Supercells¶

Supercell is a widely used crystallographic concept 1. A general theoretical background is offered in the expandable section below for the readers unfamiliar with the topic. The rest of this documentation page explains how supercell generation is implemented in the Materials Designer interface.

Theoretical Background¶

What are supercells?¶

A material has a crystal structure associated with it and the latter is described by a unit cell. There are an infinite number of unit cells U with different shapes and sizes which can describe the same crystal. The supercell S of unit cell U is defined as a cell which describes the same crystal, but has larger volume than cell U 1.

2D examples¶

Examples of different supercells for the same underlying 2D cubic crystal are shown in the figure below. The relatively large size of such supercells has to be compared to the smaller surface area of the most basic (primitive) unit cell of this crystal containing just one lattice point, example of which is shown towards the center of the figure. Both diagonal and non-diagonal supercells are included in this picture to reflect the general scope of the supercell definition.

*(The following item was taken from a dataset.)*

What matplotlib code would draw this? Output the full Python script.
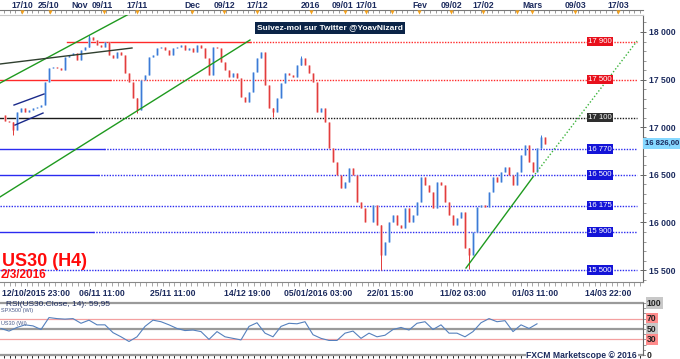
import matplotlib

matplotlib.use("Agg")
import matplotlib.pyplot as plt
import numpy as np

W, H = 680, 359

# US30 H4 closes, one per plotted bar
closes = [17128, 17066, 17055, 16971, 17160, 17202, 17160, 17181, 17202, 17212,
          17233, 17475, 17622, 17632, 17622, 17601, 17737, 17758, 17780, 17706,
          17811, 17842, 17948, 17916, 17863, 17842, 17895, 17758, 17727, 17790,
          17758, 17570, 17475, 17307, 17181, 17496, 17548, 17737, 17758, 17832,
          17842, 17811, 17758, 17832, 17842, 17863, 17811, 17832, 17790, 17863,
          17832, 17727, 17548, 17842, 17832, 17685, 17601, 17527, 17570, 17517,
          17317, 17265, 17370, 17580, 17727, 17790, 17443, 17202, 17160, 17307,
          17460, 17570, 17548, 17527, 17653, 17727, 17653, 17570, 17475, 17160,
          17202, 17055, 16782, 16635, 16498, 16362, 16425, 16572, 16498, 16215,
          16152, 16005, 16005, 16183, 15973, 15658, 15795, 16005, 16078, 15973,
          15942, 16152, 16005, 16078, 16215, 16477, 16393, 16320, 16152, 16425,
          16393, 16215, 16078, 15973, 16047, 16110, 15732, 15658, 15900, 16162,
          16183, 16162, 16320, 16477, 16425, 16530, 16582, 16498, 16393, 16530,
          16708, 16813, 16635, 16530, 16782, 16897, 16826]
last_price = "16 826,00"

# notable wick extremes (bar index, price)
wick_bars = [3, 22, 34, 68, 75, 95, 117, 135]
wick_prices = [16919, 17968, 17150, 17107, 17748, 15500, 15515, 16918]

# RSI(14), one value every 2 bars
rsi = [51, 46, 53, 58, 56, 49, 72, 70, 69, 70, 61, 67, 58, 58, 43, 35, 26, 35,
       55, 67, 64, 58, 51, 47, 48, 45, 30, 45, 35, 32, 29, 55, 62, 42, 35, 55,
       61, 60, 64, 39, 32, 28, 28, 42, 46, 32, 42, 35, 38, 49, 53, 48, 61, 64,
       49, 58, 42, 42, 35, 45, 62, 70, 64, 66, 45, 58, 51, 59.95]

# support / resistance levels
levels = [17900, 17500, 17100, 16770, 16500, 16175, 15900, 15500]
level_labels = ["17 900", "17 500", "17 100", "16 770", "16 500", "16 175",
                "15 900", "15 500"]
level_kind = ["r", "r", "k", "b", "b", "b", "b", "b"]

# trendlines: (bar0, price0, bar1, price1)
trend_green = [(-0.25, 17464, 31.5, 18178), (-0.25, 16268, 62.25, 17916)]
trend_dark = (-0.25, 17664, 32.75, 17832)
trend_navy = [(3.25, 17233, 10.75, 17349), (3.5, 17023, 10.5, 17149)]
support = (116.25, 15522, 133.0, 16478, 159.0, 17905)

top_labels = ["17/10", "25/10", "Nov", "09/11", "17/11", "Dec", "09/12", "17/12",
              "2016", "09/01", "17/01", "Fev", "09/02", "17/02", "Mars", "09/03",
              "17/03"]
bottom_labels = ["12/10/2015 23:00", "06/11 11:00", "25/11 11:00", "14/12 19:00",
                 "05/01/2016 03:00", "22/01 15:00", "11/02 03:00", "01/03 11:00",
                 "14/03 22:00"]

# layout (pixel positions)
TOP_PX = [22, 49, 80, 102, 137, 192, 224, 257, 310, 342, 366, 420, 451, 483,
          532, 575, 618]
MARK_PX = [22, 50, 104, 137, 192, 224, 257, 311, 345, 366, 392, 419, 451, 483,
           517, 532, 575, 618]
BOT_PX = [30, 102, 173, 247, 318, 390, 463, 535, 608]
SOLID_PX = [(67, 250), (0, 110), (0, 100), (0, 104), (0, 98), None, (0, 93), None]

NAVY = "#1c2b5e"
COL = {"r": "#ff2a2a", "k": "#1a1a1a", "b": "#2b2bf0"}
BOX = {"r": "#e8101c", "k": "#2e2e2e", "b": "#1414d8"}
FONT = "Liberation Sans"


def fx(px):
    return px / W


def fy(py):
    return 1 - py / H


def bar(px):
    return (px - 1) / 4


fig = plt.figure(figsize=(W / 100, H / 100), dpi=100, facecolor="white")

# ---- main price panel
ax = fig.add_axes([0, fy(282), fx(643), (282 - 15) / H])
ax.set_xlim(bar(0), bar(643))
ax.set_ylim(15375, 18178.5)

c = np.array(closes, float)
o = np.r_[c[0], c[:-1]]
x = np.arange(len(c))
up = c >= o
lo, hi = np.minimum(o, c), np.maximum(o, c)
for mask, light, dark in ((up, "#a9c9f0", "#3a78d6"), (~up, "#f6b0b0", "#e23a3a")):
    ax.vlines(x[mask], lo[mask], hi[mask], color=light, lw=2.0, zorder=3)
    ax.vlines(x[mask], lo[mask], hi[mask], color=dark, lw=0.7, zorder=4)
for i, p in zip(wick_bars, wick_prices):
    ax.vlines(i, min(lo[i], p), max(hi[i], p),
              color="#3a78d6" if up[i] else "#e23a3a", lw=0.7, zorder=4)

# levels + right-side tags
for lv, lab, kind, solid in zip(levels, level_labels, level_kind, SOLID_PX):
    col = COL[kind]
    start = bar(0)
    if solid is not None:
        ax.plot([bar(solid[0]), bar(solid[1])], [lv, lv], color=col, lw=1.0, zorder=2)
        start = bar(solid[1])
    ax.plot([start, bar(637)], [lv, lv], color=col, lw=1.0, ls=(0, (1, 1)), zorder=2)
    ax.text(bar(600), lv, lab, ha="center", va="center", fontsize=5.6,
            family=FONT, color="white", zorder=6,
            bbox=dict(boxstyle="square,pad=0.15", fc=BOX[kind], ec="none"))

for x0, y0, x1, y1 in trend_green:
    ax.plot([x0, x1], [y0, y1], color="#1f9a1f", lw=1.0, zorder=5)
ax.plot(trend_dark[::2], trend_dark[1::2], color="#2f3f2f", lw=1.0, zorder=5)
for x0, y0, x1, y1 in trend_navy:
    ax.plot([x0, x1], [y0, y1], color="#1a2a8a", lw=1.0, zorder=5)
ax.plot(support[0:4:2], support[1:4:2], color="#1f9a1f", lw=1.0, zorder=5)
ax.plot(support[2::2], support[3::2], color="#3cb43c", lw=1.0, ls=(0, (1, 1.5)), zorder=5)

ax.yaxis.tick_right()
ax.set_yticks(np.arange(15500, 18001, 500))
ax.set_yticklabels([f"{v // 1000} {v % 1000:03d}" for v in range(15500, 18001, 500)],
                   family=FONT, weight="bold")
ax.set_yticks(np.arange(15400, 18101, 100), minor=True)
ax.tick_params(axis="y", which="major", direction="inout", length=5, width=0.7,
               pad=1.5, colors="#666", labelcolor=NAVY, labelsize=6.2)
ax.tick_params(axis="y", which="minor", direction="out", length=2, width=0.6,
               colors="#888")

ax.set_xticks([bar(p) for p in BOT_PX])
ax.set_xticklabels([])
ax.set_xticks(np.arange(bar(3), bar(643), 4.5), minor=True)
ax.tick_params(axis="x", which="major", direction="out", length=6, width=0.7, colors="#888")
ax.tick_params(axis="x", which="minor", direction="out", length=3, width=0.6, colors="#999")
ax.spines["left"].set_visible(False)
ax.spines["top"].set_color("#c8c8c8")
ax.spines["bottom"].set_color("#888")
ax.spines["right"].set_color("#666")
for s in ax.spines.values():
    s.set_linewidth(0.8)

# current price tag
fig.text(fx(645), fy(143.5), last_price, ha="left", va="center", fontsize=5.6,
         family=FONT, weight="bold", color=NAVY,
         bbox=dict(boxstyle="square,pad=0.2", fc="#86d8ff", ec="none"))

# ---- top date ruler
tax = fig.add_axes([0, fy(15), fx(643), 5 / H], sharex=ax)
tax.set_ylim(0, 1)
tax.patch.set_alpha(0)
for k in ("left", "right", "bottom"):
    tax.spines[k].set_visible(False)
tax.spines["top"].set_color("#777")
tax.spines["top"].set_linewidth(0.8)
tax.xaxis.tick_top()
tax.set_xticks(np.arange(bar(4), bar(643), 1.42), minor=True)
tax.set_xticks([])
tax.tick_params(axis="x", which="minor", direction="in", length=2.5, width=0.6, colors="#888")
tax.set_yticks([])
tax.scatter([bar(p) for p in MARK_PX], [0.55] * len(MARK_PX), marker="v", s=9,
            color="#f5a21c", lw=0, clip_on=False, zorder=5)
for p, lab in zip(TOP_PX, top_labels):
    fig.text(fx(p), fy(5.5), lab, ha="center", va="center", fontsize=6.2,
             family=FONT, weight="bold", color=NAVY)

# bottom date labels
for i, (p, lab) in enumerate(zip(BOT_PX, bottom_labels)):
    fig.text(fx(2 if i == 0 else p), fy(294), lab, ha="left" if i == 0 else "center",
             va="center", fontsize=6.2, family=FONT, weight="bold", color=NAVY)

# title and twitter banner
fig.text(fx(2), fy(266), "US30 (H4)", ha="left", va="baseline", fontsize=13,
         family=FONT, weight="bold", color="#ff0a0a")
fig.text(fx(1), fy(278), "2/3/2016", ha="left", va="baseline", fontsize=8.5,
         family=FONT, weight="bold", color="#ff0a0a")
fig.text(fx(330), fy(28), "Suivez-moi sur Twitter @YoavNizard", ha="center",
         va="center", fontsize=6.0, family=FONT, weight="bold", color="white",
         bbox=dict(boxstyle="square,pad=0.25", fc="#0b2447", ec="none"))

# ---- RSI panel
rax = fig.add_axes([0, fy(355), fx(643), 52 / H], sharex=ax)
rax.set_ylim(0, 100)
rx = np.arange(len(rsi)) * 2
rax.plot(rx, rsi, color="#5580bd", lw=0.8, zorder=4)
for lv, col, lw in ((100, "#9a9a9a", 1.6), (50, "#9a9a9a", 1.6), (0, "#9a9a9a", 1.6),
                    (70, "#f4a0a0", 0.9), (30, "#f4a0a0", 0.9)):
    rax.axhline(lv, color=col, lw=lw, clip_on=False, zorder=2)
for k in ("left", "top", "bottom"):
    rax.spines[k].set_visible(False)
rax.spines["right"].set_color("#666")
rax.spines["right"].set_linewidth(0.8)
rax.set_xticks([])
rax.set_yticks([])
rax.yaxis.tick_right()
rax.set_yticks(np.arange(0, 101, 10), minor=True)
rax.tick_params(axis="y", which="minor", direction="out", length=2, width=0.6, colors="#888")
for lv, bg in ((100, "#c8c8c8"), (70, "#ff8c8c"), (50, "#c8c8c8"), (30, "#ff8c8c"), (0, "white")):
    rax.text(1.006, lv, str(lv), transform=rax.get_yaxis_transform(), ha="left",
             va="center", fontsize=6.2, family=FONT, weight="bold", color="#222",
             bbox=dict(boxstyle="square,pad=0.12", fc=bg, ec="none"), clip_on=False)

fig.text(fx(6), fy(304), "RSI(US30.Close, 14): 59,95", ha="left", va="center",
         fontsize=6.0, family=FONT, color=NAVY)
fig.text(fx(1), fy(310.5), "SPX500 (WI)", ha="left", va="center", fontsize=4.0,
         family=FONT, color="#4a5a8a")
fig.text(fx(1), fy(323), "US30 (WI)", ha="left", va="center", fontsize=4.0,
         family=FONT, color="#4a5a8a")
fig.text(fx(637), fy(355), "FXCM Marketscope © 2016", ha="right", va="center",
         fontsize=6.2, family=FONT, weight="bold", color=NAVY,
         bbox=dict(boxstyle="square,pad=0.1", fc="white", ec="none"), zorder=10)

fig.savefig("out.png", dpi=100, facecolor="white")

Why are supercells useful?¶

There are many instances where the construction of supercells affords for an easier ascertainment of useful crystal properties and visual symmetric qualities, which could otherwise be difficult to determine by looking at just the initial cell.

Phonon calculations¶

There are many occurrences of methods in computational materials science for determining crystal structure properties which rely on small perturbations of the supercells away from their original equilibrium configurations. For example, during phonon calculations by the small displacement method ("frozen phonon"), the frequencies are calculated using the finite force values computed on slightly displaced atoms in a supercell of the original structure.

Conventional vs primitive cells¶

The conventional cells of body-centered (bcc) or face-centered (fcc) cubic crystals, containing two atoms and four atoms respectively, reflect more intuitively the overall symmetry of such systems. The figure below illustrates this for the example of an fcc lattice. In this image, the volume marked in red represents the primitive unit cell, whereas the over-arching cubic conventional supercell exhibits the full face-centered cubic symmetry from which the corresponding crystal structure gets its name:

Defects¶

Finally, supercells are also commonly used in computational models of crystal defects, in order to allow for the use of periodic boundary conditions.

How are supercells defined?¶

The basis vectors of unit cell U $({\vec {a}},{\vec {b}},{\vec {c}})$ can be transformed to basis vectors of supercell S $({\vec {a}}',{\vec {b}}',{\vec {c}}')$ by way of the following linear transformation:

{\displaystyle {\begin{pmatrix}{\vec {a}}'&{\vec {b}}'&{\vec {c}}'\\\end{pmatrix}}={\begin{pmatrix}{\vec {a}}&{\vec {b}}&{\vec {c}}\\\end{pmatrix}}{\hat {P}}={\begin{pmatrix}{\vec {a}}&{\vec {b}}&{\vec {c}}\\\end{pmatrix}}{\begin{pmatrix}P_{11}&P_{12}&P_{13}\\P_{21}&P_{22}&P_{23}\\P_{31}&P_{32}&P_{33}\\\end{pmatrix}}}

where ${\hat {P}}$ is the corresponding linear transformation matrix. All items $P_{ij}$ should be integer numbers, and it is furthermore required that $\det({\hat {P}})>1$ (with $\det({\hat {P}})=1$ the transformation preserves the volume of the original unit cell). For example, the matrix

{\displaystyle P_{P\rightarrow I}={\begin{pmatrix}0&1&1\\1&0&1\\1&1&0\\\end{pmatrix}}}

transforms the primitive cell of a body-centered cubic lattice to its fully-symmetric conventional unit cell.

Another particular case of the transformation is a diagonal form $P_{i\neq j}=0$ of the matrix. This type of transformation is referred to as diagonal supercell expansion, and can be interpreted as a simple repetition of the initial cell over its crystallographic axes.

The Generate Dialog¶

Choose the Supercell option in the Advanced menu to opend the "Supercell Generation Dialog".

Supercell Transformation Matrix¶

The overlay, highlighted in the image below, will allow the reader to set the parameters of the supercell transformation matrix (with its elements positioned exactly as explained in the previous paragraph).

Generate Supercell¶

When finished setting up the transformation matrix, click Submit button and both the crystal data and the 3D representation will update accordingly to reflect the newly-generated supercell.

Animation¶

Click on the animation below to see the above in action. In this example, we generate a 2 x 2 x 2 supercell of a cubic structure containing two atoms by inserting the diagonal elements of the corresponding transformation matrix, whilst leaving the off-diagonal elements to zero.